■ **Records with drawing code**
^^^^

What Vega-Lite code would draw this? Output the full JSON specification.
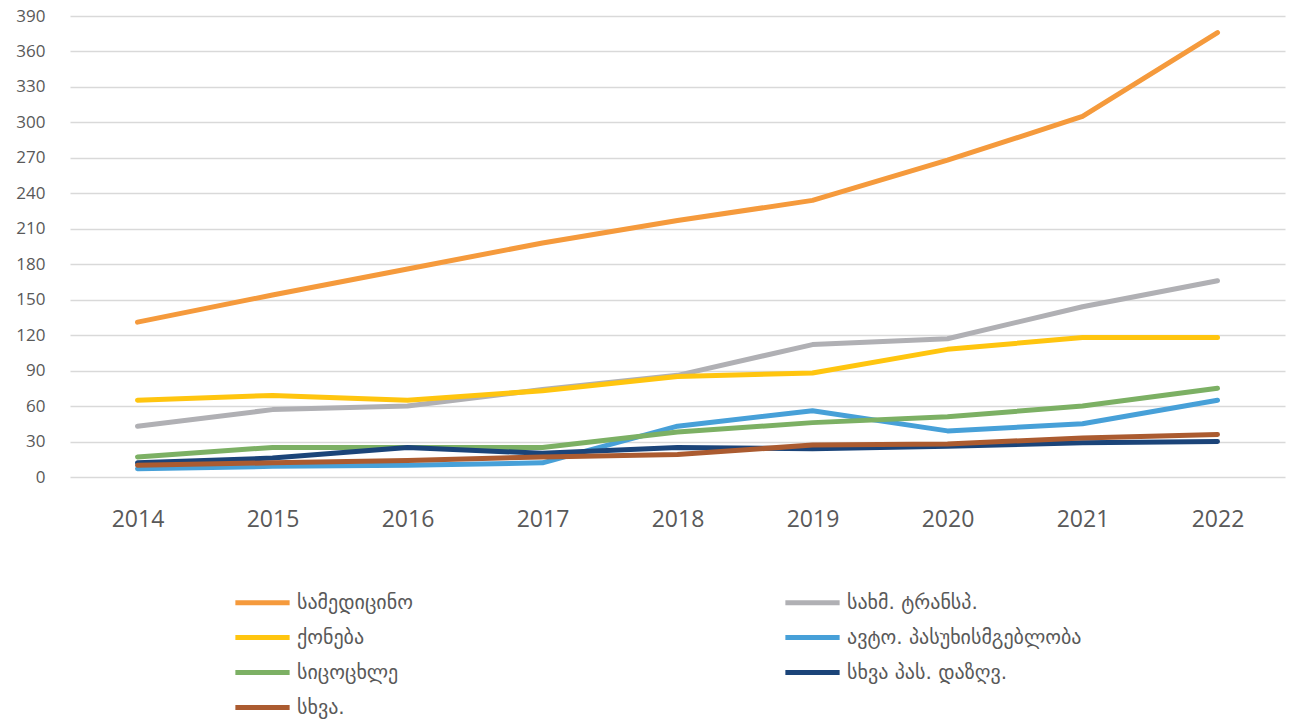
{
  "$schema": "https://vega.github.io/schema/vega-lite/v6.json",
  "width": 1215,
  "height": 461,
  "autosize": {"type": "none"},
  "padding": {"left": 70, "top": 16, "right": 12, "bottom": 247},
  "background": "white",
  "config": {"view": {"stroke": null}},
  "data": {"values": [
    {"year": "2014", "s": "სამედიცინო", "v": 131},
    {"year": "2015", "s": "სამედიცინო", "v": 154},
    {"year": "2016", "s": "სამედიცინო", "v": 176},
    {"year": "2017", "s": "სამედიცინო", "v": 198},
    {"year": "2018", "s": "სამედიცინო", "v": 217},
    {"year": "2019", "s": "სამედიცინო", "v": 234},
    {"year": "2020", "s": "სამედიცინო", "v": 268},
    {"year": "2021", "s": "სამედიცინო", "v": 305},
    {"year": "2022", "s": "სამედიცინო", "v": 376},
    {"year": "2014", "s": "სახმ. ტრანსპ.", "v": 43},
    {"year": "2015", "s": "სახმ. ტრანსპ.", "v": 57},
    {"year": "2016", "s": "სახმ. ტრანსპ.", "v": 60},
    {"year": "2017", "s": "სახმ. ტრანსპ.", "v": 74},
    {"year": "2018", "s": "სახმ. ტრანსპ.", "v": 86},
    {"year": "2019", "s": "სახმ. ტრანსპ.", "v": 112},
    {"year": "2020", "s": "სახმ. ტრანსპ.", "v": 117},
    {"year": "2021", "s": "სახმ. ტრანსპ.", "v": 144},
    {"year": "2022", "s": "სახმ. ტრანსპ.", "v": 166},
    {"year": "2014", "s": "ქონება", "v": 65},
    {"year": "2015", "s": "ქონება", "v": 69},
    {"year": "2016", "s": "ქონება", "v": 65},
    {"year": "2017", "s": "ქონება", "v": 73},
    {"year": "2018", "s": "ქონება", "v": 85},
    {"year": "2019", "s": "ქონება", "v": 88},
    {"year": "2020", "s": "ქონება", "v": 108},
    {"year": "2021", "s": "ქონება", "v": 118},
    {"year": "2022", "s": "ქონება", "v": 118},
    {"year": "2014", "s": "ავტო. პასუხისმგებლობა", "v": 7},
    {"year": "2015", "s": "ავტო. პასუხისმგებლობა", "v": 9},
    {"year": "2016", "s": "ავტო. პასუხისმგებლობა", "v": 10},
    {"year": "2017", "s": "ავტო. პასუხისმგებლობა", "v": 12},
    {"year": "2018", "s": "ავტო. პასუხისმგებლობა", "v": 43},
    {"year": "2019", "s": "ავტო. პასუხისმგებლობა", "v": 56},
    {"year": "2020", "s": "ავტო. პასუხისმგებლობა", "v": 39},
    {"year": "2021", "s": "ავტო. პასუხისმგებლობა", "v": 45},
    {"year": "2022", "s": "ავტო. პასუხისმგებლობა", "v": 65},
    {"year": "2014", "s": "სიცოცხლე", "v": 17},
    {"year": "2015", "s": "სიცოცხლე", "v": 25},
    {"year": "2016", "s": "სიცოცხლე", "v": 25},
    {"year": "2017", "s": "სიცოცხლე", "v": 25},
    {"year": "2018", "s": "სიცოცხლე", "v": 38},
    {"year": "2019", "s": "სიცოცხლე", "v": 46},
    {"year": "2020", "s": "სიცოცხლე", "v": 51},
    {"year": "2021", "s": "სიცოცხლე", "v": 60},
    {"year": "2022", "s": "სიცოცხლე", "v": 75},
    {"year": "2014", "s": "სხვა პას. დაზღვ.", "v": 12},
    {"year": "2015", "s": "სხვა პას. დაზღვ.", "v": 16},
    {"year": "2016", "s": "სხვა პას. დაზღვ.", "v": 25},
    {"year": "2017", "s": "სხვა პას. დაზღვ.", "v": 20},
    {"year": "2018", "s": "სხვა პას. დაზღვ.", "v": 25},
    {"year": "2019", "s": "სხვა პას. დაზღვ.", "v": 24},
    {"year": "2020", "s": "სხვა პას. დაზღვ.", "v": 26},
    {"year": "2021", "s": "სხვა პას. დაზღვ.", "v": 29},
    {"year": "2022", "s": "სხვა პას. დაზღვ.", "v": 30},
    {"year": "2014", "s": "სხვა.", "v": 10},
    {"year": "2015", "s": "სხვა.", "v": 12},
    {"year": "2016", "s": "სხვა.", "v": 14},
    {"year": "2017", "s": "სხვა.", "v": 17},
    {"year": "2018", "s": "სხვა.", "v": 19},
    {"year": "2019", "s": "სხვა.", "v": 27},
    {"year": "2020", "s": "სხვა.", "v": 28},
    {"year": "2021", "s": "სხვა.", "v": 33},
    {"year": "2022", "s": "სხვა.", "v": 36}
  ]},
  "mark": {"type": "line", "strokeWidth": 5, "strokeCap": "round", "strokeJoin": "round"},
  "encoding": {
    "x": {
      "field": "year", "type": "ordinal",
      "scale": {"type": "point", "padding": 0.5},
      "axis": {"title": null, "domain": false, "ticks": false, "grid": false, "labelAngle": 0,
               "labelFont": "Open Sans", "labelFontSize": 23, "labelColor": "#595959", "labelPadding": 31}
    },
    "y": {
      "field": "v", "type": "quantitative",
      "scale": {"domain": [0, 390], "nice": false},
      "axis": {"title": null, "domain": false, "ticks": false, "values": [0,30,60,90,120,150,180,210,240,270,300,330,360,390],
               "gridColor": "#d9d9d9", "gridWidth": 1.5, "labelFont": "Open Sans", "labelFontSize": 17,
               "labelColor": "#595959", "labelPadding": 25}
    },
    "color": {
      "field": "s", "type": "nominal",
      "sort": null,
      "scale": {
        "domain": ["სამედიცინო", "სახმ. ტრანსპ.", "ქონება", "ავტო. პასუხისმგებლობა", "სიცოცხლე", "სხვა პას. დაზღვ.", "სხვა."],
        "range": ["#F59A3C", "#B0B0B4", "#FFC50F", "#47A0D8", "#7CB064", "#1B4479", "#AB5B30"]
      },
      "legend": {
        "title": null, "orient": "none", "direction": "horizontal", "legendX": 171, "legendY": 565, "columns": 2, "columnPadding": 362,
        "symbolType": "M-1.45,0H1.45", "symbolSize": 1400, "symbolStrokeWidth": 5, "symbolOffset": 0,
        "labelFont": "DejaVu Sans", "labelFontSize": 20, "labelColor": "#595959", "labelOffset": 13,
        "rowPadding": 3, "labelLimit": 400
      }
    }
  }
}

^^^^

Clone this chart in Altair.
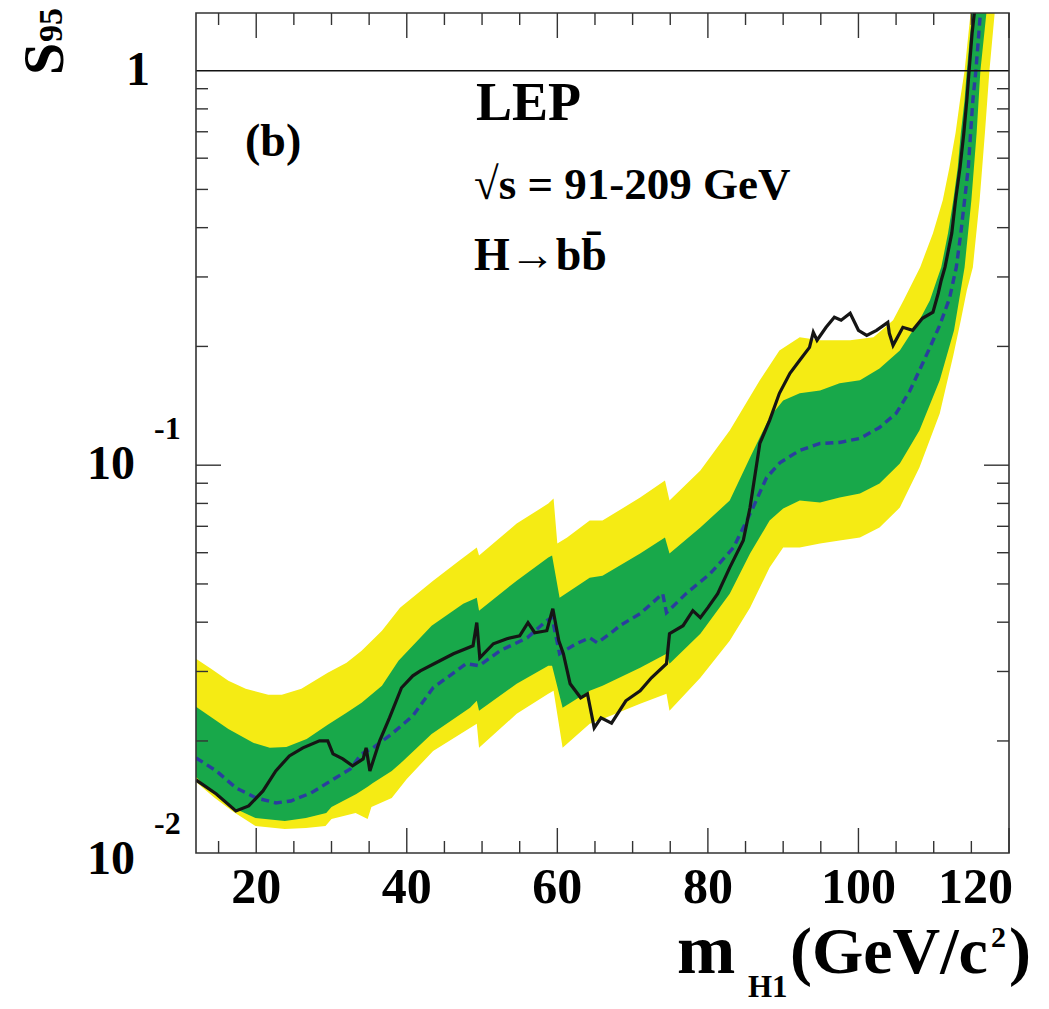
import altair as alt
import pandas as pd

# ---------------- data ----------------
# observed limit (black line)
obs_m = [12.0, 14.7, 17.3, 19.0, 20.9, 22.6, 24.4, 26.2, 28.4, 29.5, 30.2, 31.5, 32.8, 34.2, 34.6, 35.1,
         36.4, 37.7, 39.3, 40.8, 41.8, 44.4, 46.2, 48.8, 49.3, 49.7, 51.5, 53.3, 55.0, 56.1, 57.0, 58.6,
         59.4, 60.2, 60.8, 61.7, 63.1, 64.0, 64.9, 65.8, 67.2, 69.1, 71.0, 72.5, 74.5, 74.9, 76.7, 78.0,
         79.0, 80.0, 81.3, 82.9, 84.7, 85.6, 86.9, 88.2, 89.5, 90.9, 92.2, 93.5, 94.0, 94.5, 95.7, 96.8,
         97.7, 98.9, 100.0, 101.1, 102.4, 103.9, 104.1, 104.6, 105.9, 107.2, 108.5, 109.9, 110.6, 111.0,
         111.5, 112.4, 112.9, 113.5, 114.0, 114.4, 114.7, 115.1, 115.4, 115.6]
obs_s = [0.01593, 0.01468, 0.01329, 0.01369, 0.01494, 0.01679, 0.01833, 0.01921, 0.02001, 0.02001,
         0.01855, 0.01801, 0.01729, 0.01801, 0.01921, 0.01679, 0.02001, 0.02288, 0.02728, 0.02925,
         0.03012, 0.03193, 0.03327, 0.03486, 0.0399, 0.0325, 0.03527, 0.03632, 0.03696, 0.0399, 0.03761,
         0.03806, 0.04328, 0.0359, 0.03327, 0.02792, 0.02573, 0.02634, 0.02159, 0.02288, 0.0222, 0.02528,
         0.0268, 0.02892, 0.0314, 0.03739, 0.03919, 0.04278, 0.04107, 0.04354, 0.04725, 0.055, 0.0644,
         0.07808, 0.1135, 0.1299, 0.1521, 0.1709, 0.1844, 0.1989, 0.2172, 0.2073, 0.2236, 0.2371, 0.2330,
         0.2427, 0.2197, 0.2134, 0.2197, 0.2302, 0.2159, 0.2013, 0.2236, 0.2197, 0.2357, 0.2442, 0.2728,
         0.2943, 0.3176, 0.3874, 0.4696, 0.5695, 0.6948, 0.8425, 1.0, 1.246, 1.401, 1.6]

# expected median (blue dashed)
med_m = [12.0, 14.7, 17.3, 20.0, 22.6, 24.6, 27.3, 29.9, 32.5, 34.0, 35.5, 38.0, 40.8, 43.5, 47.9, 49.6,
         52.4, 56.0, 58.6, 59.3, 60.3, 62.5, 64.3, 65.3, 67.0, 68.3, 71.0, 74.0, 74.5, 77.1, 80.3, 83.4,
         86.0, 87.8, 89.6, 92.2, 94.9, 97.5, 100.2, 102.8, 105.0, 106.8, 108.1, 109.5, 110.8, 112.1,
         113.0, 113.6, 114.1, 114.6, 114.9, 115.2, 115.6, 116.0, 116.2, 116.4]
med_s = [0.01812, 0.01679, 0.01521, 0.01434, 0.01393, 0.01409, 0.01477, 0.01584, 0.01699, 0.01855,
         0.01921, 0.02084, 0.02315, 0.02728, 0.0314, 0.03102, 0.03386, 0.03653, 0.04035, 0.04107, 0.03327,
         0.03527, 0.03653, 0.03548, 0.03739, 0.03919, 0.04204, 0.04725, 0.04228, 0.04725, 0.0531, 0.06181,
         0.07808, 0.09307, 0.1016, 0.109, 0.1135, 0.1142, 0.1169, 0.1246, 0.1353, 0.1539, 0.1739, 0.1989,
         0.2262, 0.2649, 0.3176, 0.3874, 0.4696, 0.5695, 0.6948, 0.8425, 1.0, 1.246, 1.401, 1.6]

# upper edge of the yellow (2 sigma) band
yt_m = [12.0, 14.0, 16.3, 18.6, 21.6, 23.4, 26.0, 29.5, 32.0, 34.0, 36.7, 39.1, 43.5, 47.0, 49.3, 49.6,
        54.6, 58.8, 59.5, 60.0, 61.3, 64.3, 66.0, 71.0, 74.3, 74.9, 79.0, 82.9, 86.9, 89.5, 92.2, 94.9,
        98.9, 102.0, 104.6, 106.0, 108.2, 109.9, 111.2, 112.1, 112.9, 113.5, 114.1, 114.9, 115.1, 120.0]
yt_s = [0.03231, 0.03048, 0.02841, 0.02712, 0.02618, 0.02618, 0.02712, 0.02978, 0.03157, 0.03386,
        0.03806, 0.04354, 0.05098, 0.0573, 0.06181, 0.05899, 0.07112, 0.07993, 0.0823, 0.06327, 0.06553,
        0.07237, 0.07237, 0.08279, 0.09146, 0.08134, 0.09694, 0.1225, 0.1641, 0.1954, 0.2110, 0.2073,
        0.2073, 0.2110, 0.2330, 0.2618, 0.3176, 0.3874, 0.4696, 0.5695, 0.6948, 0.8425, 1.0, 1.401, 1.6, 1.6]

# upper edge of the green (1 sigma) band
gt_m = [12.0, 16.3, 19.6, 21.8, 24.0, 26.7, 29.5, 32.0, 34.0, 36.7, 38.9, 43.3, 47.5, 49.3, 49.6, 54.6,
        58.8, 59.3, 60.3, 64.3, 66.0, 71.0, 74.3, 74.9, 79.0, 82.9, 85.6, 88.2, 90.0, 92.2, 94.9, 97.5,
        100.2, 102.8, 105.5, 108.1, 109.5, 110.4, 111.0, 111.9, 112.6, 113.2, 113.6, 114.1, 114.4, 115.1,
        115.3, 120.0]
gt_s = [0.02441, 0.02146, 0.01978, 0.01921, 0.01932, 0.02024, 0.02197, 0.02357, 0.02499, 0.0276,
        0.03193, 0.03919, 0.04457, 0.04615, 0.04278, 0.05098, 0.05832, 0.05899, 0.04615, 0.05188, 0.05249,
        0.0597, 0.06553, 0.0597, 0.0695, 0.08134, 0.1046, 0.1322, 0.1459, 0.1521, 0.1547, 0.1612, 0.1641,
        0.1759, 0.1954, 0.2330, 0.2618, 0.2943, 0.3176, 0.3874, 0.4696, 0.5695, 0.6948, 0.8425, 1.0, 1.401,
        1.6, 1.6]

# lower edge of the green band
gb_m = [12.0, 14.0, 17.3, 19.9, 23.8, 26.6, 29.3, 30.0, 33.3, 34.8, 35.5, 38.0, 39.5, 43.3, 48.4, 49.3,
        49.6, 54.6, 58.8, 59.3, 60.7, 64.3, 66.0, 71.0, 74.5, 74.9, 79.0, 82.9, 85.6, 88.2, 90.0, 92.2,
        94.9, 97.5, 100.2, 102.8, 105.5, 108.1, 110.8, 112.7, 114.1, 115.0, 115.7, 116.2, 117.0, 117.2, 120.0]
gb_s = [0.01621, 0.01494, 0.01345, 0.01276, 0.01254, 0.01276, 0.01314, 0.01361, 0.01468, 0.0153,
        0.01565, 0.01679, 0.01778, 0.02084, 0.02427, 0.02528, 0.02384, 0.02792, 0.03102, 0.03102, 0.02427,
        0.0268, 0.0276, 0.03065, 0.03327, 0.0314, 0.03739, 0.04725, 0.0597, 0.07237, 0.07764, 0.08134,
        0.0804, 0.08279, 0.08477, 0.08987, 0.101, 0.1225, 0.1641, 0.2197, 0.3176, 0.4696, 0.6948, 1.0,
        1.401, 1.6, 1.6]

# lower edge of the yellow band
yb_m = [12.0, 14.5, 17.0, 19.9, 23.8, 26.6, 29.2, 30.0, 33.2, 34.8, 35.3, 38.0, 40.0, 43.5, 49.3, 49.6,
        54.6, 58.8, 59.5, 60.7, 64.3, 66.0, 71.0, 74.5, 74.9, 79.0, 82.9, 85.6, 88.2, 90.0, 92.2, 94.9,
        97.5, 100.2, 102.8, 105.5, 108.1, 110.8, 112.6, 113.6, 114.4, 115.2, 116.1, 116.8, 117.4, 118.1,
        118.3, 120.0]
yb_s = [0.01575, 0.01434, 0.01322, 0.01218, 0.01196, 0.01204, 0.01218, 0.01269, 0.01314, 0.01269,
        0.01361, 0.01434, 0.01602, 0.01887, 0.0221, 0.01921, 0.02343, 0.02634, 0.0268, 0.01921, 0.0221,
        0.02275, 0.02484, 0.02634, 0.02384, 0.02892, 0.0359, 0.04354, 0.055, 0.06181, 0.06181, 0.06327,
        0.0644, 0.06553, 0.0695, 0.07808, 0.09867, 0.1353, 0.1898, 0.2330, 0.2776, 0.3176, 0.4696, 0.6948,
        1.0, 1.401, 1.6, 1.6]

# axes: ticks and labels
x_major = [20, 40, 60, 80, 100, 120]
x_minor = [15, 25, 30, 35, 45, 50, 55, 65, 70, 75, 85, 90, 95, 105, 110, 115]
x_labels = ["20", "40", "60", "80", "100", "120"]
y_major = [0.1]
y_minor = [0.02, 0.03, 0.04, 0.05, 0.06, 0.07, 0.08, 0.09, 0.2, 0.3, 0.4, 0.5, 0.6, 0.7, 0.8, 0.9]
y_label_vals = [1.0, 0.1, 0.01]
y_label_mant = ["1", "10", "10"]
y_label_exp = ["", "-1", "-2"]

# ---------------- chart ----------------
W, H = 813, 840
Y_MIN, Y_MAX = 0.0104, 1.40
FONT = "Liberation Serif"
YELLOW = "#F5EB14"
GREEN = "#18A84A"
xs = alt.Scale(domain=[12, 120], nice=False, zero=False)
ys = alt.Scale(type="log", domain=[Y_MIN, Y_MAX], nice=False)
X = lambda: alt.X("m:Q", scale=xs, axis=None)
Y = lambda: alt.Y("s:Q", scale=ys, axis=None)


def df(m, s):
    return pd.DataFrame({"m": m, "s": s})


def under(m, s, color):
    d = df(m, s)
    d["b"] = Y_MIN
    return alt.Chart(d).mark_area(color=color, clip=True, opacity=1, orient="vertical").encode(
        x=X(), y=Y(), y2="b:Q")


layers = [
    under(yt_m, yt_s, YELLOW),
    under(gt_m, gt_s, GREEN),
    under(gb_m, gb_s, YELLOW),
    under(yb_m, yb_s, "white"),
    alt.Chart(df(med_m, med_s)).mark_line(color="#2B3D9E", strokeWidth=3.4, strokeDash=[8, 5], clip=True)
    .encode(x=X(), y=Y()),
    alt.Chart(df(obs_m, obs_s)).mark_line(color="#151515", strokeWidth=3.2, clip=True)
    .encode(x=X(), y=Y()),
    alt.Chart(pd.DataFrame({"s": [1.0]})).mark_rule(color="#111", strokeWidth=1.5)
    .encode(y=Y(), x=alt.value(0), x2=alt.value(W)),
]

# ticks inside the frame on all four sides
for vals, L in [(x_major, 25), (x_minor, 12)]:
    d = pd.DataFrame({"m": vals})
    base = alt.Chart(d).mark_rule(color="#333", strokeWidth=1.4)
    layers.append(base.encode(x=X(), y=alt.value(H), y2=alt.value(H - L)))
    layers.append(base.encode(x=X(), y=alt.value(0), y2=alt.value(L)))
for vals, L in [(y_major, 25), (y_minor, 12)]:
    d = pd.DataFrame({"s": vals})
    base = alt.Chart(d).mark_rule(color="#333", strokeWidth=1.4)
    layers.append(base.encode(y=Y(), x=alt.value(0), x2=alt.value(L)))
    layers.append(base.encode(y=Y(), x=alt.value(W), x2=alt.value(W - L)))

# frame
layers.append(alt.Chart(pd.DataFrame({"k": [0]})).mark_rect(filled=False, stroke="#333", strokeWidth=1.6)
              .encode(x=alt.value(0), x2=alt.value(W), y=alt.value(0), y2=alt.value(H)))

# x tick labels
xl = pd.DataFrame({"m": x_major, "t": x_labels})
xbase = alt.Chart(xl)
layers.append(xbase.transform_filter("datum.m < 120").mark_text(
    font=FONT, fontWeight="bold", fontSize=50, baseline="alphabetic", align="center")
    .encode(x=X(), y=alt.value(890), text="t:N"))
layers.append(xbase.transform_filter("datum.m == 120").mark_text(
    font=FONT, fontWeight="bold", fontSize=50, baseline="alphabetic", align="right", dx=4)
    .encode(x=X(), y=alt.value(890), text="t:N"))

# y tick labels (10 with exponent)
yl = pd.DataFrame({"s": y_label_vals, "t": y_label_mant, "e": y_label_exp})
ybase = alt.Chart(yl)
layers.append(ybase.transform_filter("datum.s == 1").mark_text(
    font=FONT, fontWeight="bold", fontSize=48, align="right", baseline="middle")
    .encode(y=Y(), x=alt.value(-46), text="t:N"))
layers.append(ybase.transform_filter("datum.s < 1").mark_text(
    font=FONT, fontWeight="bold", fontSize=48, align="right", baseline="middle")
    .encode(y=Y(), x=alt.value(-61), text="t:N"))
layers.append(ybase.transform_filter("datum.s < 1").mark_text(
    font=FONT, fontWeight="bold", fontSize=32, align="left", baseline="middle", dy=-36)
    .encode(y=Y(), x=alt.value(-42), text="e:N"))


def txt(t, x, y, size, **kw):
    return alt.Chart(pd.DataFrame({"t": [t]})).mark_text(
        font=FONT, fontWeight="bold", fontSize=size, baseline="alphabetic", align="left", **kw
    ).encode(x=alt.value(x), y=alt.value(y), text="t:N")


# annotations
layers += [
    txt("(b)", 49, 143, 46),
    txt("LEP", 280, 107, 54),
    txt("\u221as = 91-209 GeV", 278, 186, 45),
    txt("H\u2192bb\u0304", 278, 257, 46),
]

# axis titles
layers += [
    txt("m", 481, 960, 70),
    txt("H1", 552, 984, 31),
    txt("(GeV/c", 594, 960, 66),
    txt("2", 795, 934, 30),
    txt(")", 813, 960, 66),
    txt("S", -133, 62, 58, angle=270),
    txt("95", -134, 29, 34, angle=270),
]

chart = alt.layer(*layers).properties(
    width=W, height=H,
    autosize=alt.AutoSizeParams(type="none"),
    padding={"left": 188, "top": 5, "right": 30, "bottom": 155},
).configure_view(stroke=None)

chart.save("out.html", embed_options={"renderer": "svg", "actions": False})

^^^^

■ **What is needed**
Copy exactly, and copy only, the lines from the one with "Clone this chart in Altair." to the one with "import pandas as pd", ends included. Pictures are not part of the copy.

■ **Exercise answer**
Clone this chart in Altair.
import altair as alt
import pandas as pd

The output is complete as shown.